Review of Blood from a Stone by Donna Leon (William Heinemann, 2005)

A few days before Christmas an African street vendor is shot dead whilst selling bags in a square in Venice.  Commissario Brunetti is assigned to the case, but makes little initial headway given that the man’s fellow illegal immigrants have seemingly melted away into the Venetian underworld.  When both the ministries of internal and foreign affairs show an interest in the case, Brunetti is order to hand over the investigative material and warned to drop his investigation.  Intrigued and holding back evidence, he continues to probe, though he seemingly makes little progress.

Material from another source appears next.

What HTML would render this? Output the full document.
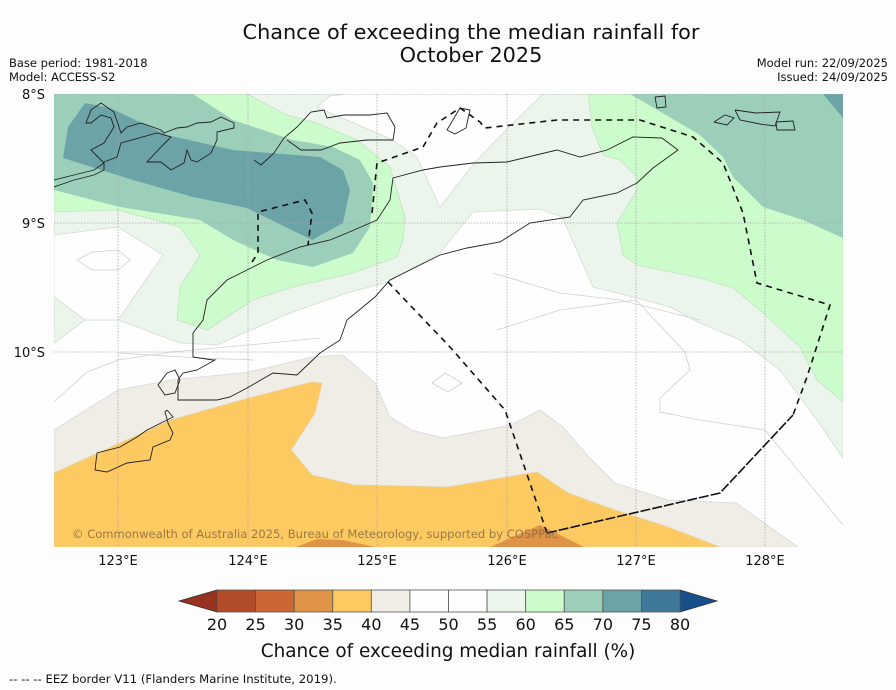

Blood from a Stone is a curious kind of police procedural, as much about feints and duplicity as detection.  It is told in an understated way and drifts along without any urgency.  The plot is relatively thin -- Brunetti starts to investigate a murder but is then warned off, regardless he keeps surreptitiously picking away at it despite seemingly going nowhere -- but that hardly seems the point.  The tale is more about Venice, Italian food, Brunetti’s family life, the petty office politics of the police, and a social commentary on how immigrants are imagined and treated and the West interferes in African politics.  Leon does a nice job of creating a sense of place, time and social context, and letting the reader float along with the narrative as if on a gondola.  An entertaining, mild-mannered story.


4 comments:

Anonymous said...

Rob - I agree with you that Leon is very effective at conveying a sense of place, time and culture. And I have to say that I really like the ongoing stories of Brunetti's home life, his relationships with co-workers and so on. This is a series I like very much.

Keen Reader said...

And I agree with you too Rob.

pattinase (abbott) said...

I'll use this tomorrow, Rob.

Jerry House said...

Leon is another author I have not read, but she is lurking on Mount TBR.